Repeat every entry word for word, but leave the images out of your copy.
━━━ Record excerpts ━━━
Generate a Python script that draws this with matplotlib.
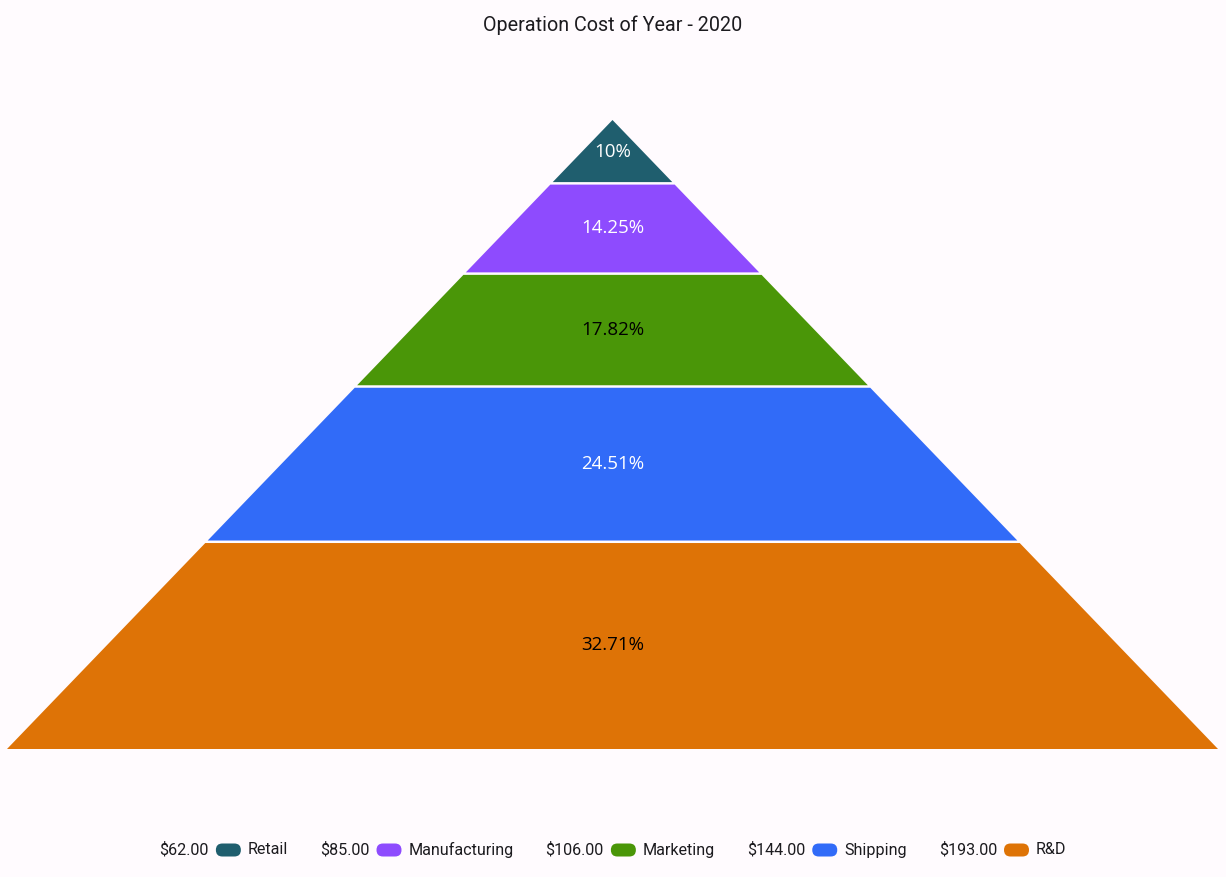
import matplotlib.pyplot as plt
from matplotlib.patches import Polygon, FancyBboxPatch

# Chart data
categories = ['Retail', 'Manufacturing', 'Marketing', 'Shipping', 'R&D']
costs = [62, 85, 106, 144, 193]
percent_labels = ['10%', '14.25%', '17.82%', '24.51%', '32.71%']
percent_values = [10, 14.25, 17.82, 24.51, 32.71]
colors = ['#1F5E6E', '#8E4BFE', '#4A9608', '#316BF8', '#DE7306']
label_colors = ['white', 'white', 'black', 'white', 'black']

# Layout (pixels)
W, H = 1226, 877
bg = '#FFFBFE'
apex_x, apex_y = 612.5, 120
base_y = 749
half_base = 605.5
gap = 2.5

fig = plt.figure(figsize=(W / 100, H / 100), dpi=100, facecolor=bg)
ax = fig.add_axes([0, 0, 1, 1])
ax.set_xlim(0, W)
ax.set_ylim(H, 0)
ax.axis('off')
ax.set_facecolor(bg)

total = sum(percent_values)
height = base_y - apex_y
slope = half_base / height


def half_width(y):
    return (y - apex_y) * slope


top = apex_y
for i, p in enumerate(percent_values):
    bottom = top + height * p / total
    y0 = top + (gap / 2 if i > 0 else 0)
    y1 = bottom - (gap / 2 if i < len(percent_values) - 1 else 0)
    w0, w1 = half_width(y0), half_width(y1)
    pts = [(apex_x - w0, y0), (apex_x + w0, y0), (apex_x + w1, y1), (apex_x - w1, y1)]
    ax.add_patch(Polygon(pts, closed=True, facecolor=colors[i], edgecolor='none'))
    ax.text(apex_x, (top + bottom) / 2, percent_labels[i], ha='center', va='center',
            fontsize=13.5, family='Open Sans', color=label_colors[i])
    top = bottom

ax.text(apex_x, 25, 'Operation Cost of Year - 2020', ha='center', va='center',
        fontsize=14.2, family='Roboto', color='#1C1B1F')

# Legend, laid out by measured text widths
fig.canvas.draw()
renderer = fig.canvas.get_renderer()
leg_y = 850
fs = 11.6
marker_w, marker_h = 25, 13
pad = 7
item_gap = 32


def text_width(s):
    t = ax.text(0, 0, s, fontsize=fs, family='Roboto')
    w = t.get_window_extent(renderer).width
    t.remove()
    return w


items = []
total_w = 0
for c, name in zip(costs, categories):
    vw = text_width(f'${c:.2f}')
    nw = text_width(name)
    items.append((f'${c:.2f}', vw, name, nw))
    total_w += vw + pad + marker_w + pad + nw
total_w += item_gap * (len(items) - 1)

x = W / 2 - total_w / 2
for (vs, vw, name, nw), col in zip(items, colors):
    ax.text(x, leg_y, vs, fontsize=fs, family='Roboto', va='center', color='#1C1B1F')
    x += vw + pad
    ax.add_patch(FancyBboxPatch((x, leg_y - marker_h / 2), marker_w, marker_h,
                                boxstyle='round,pad=0,rounding_size=6.5',
                                facecolor=col, edgecolor='none'))
    x += marker_w + pad
    ax.text(x, leg_y, name, fontsize=fs, family='Roboto', va='center', color='#1C1B1F')
    x += nw + item_gap

fig.savefig('out.png', dpi=100, facecolor=bg)
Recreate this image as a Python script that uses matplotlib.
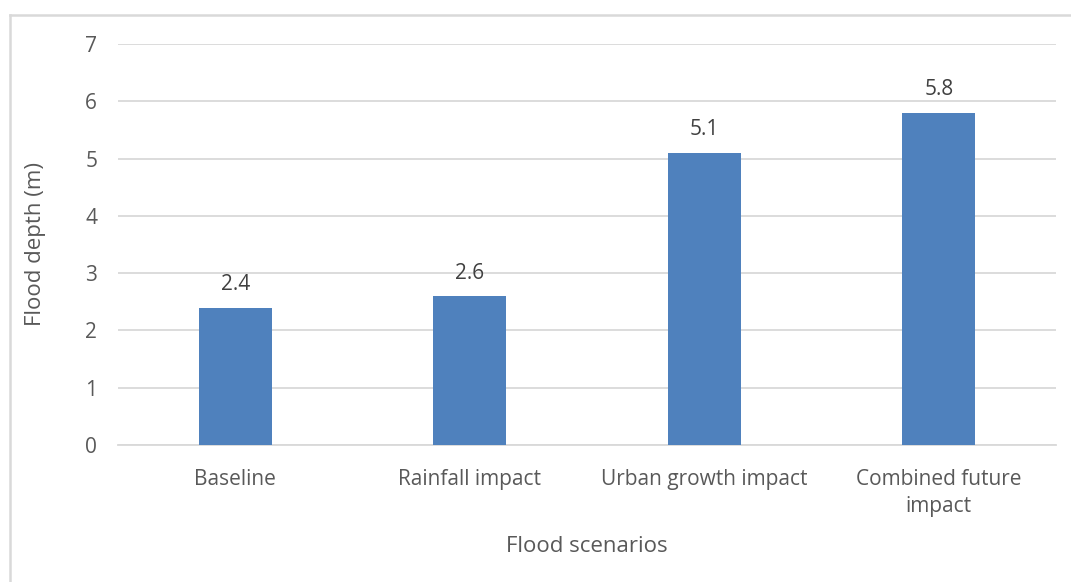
━━━
Written reply:
Generate a Python script that draws this with matplotlib.
import matplotlib.pyplot as plt
from matplotlib.patches import Polygon, FancyBboxPatch

# Chart data
categories = ['Retail', 'Manufacturing', 'Marketing', 'Shipping', 'R&D']
costs = [62, 85, 106, 144, 193]
percent_labels = ['10%', '14.25%', '17.82%', '24.51%', '32.71%']
percent_values = [10, 14.25, 17.82, 24.51, 32.71]
colors = ['#1F5E6E', '#8E4BFE', '#4A9608', '#316BF8', '#DE7306']
label_colors = ['white', 'white', 'black', 'white', 'black']

# Layout (pixels)
W, H = 1226, 877
bg = '#FFFBFE'
apex_x, apex_y = 612.5, 120
base_y = 749
half_base = 605.5
gap = 2.5

fig = plt.figure(figsize=(W / 100, H / 100), dpi=100, facecolor=bg)
ax = fig.add_axes([0, 0, 1, 1])
ax.set_xlim(0, W)
ax.set_ylim(H, 0)
ax.axis('off')
ax.set_facecolor(bg)

total = sum(percent_values)
height = base_y - apex_y
slope = half_base / height


def half_width(y):
    return (y - apex_y) * slope


top = apex_y
for i, p in enumerate(percent_values):
    bottom = top + height * p / total
    y0 = top + (gap / 2 if i > 0 else 0)
    y1 = bottom - (gap / 2 if i < len(percent_values) - 1 else 0)
    w0, w1 = half_width(y0), half_width(y1)
    pts = [(apex_x - w0, y0), (apex_x + w0, y0), (apex_x + w1, y1), (apex_x - w1, y1)]
    ax.add_patch(Polygon(pts, closed=True, facecolor=colors[i], edgecolor='none'))
    ax.text(apex_x, (top + bottom) / 2, percent_labels[i], ha='center', va='center',
            fontsize=13.5, family='Open Sans', color=label_colors[i])
    top = bottom

ax.text(apex_x, 25, 'Operation Cost of Year - 2020', ha='center', va='center',
        fontsize=14.2, family='Roboto', color='#1C1B1F')

# Legend, laid out by measured text widths
fig.canvas.draw()
renderer = fig.canvas.get_renderer()
leg_y = 850
fs = 11.6
marker_w, marker_h = 25, 13
pad = 7
item_gap = 32


def text_width(s):
    t = ax.text(0, 0, s, fontsize=fs, family='Roboto')
    w = t.get_window_extent(renderer).width
    t.remove()
    return w


items = []
total_w = 0
for c, name in zip(costs, categories):
    vw = text_width(f'${c:.2f}')
    nw = text_width(name)
    items.append((f'${c:.2f}', vw, name, nw))
    total_w += vw + pad + marker_w + pad + nw
total_w += item_gap * (len(items) - 1)

x = W / 2 - total_w / 2
for (vs, vw, name, nw), col in zip(items, colors):
    ax.text(x, leg_y, vs, fontsize=fs, family='Roboto', va='center', color='#1C1B1F')
    x += vw + pad
    ax.add_patch(FancyBboxPatch((x, leg_y - marker_h / 2), marker_w, marker_h,
                                boxstyle='round,pad=0,rounding_size=6.5',
                                facecolor=col, edgecolor='none'))
    x += marker_w + pad
    ax.text(x, leg_y, name, fontsize=fs, family='Roboto', va='center', color='#1C1B1F')
    x += nw + item_gap

fig.savefig('out.png', dpi=100, facecolor=bg)
Recreate this image as a Python script that uses matplotlib.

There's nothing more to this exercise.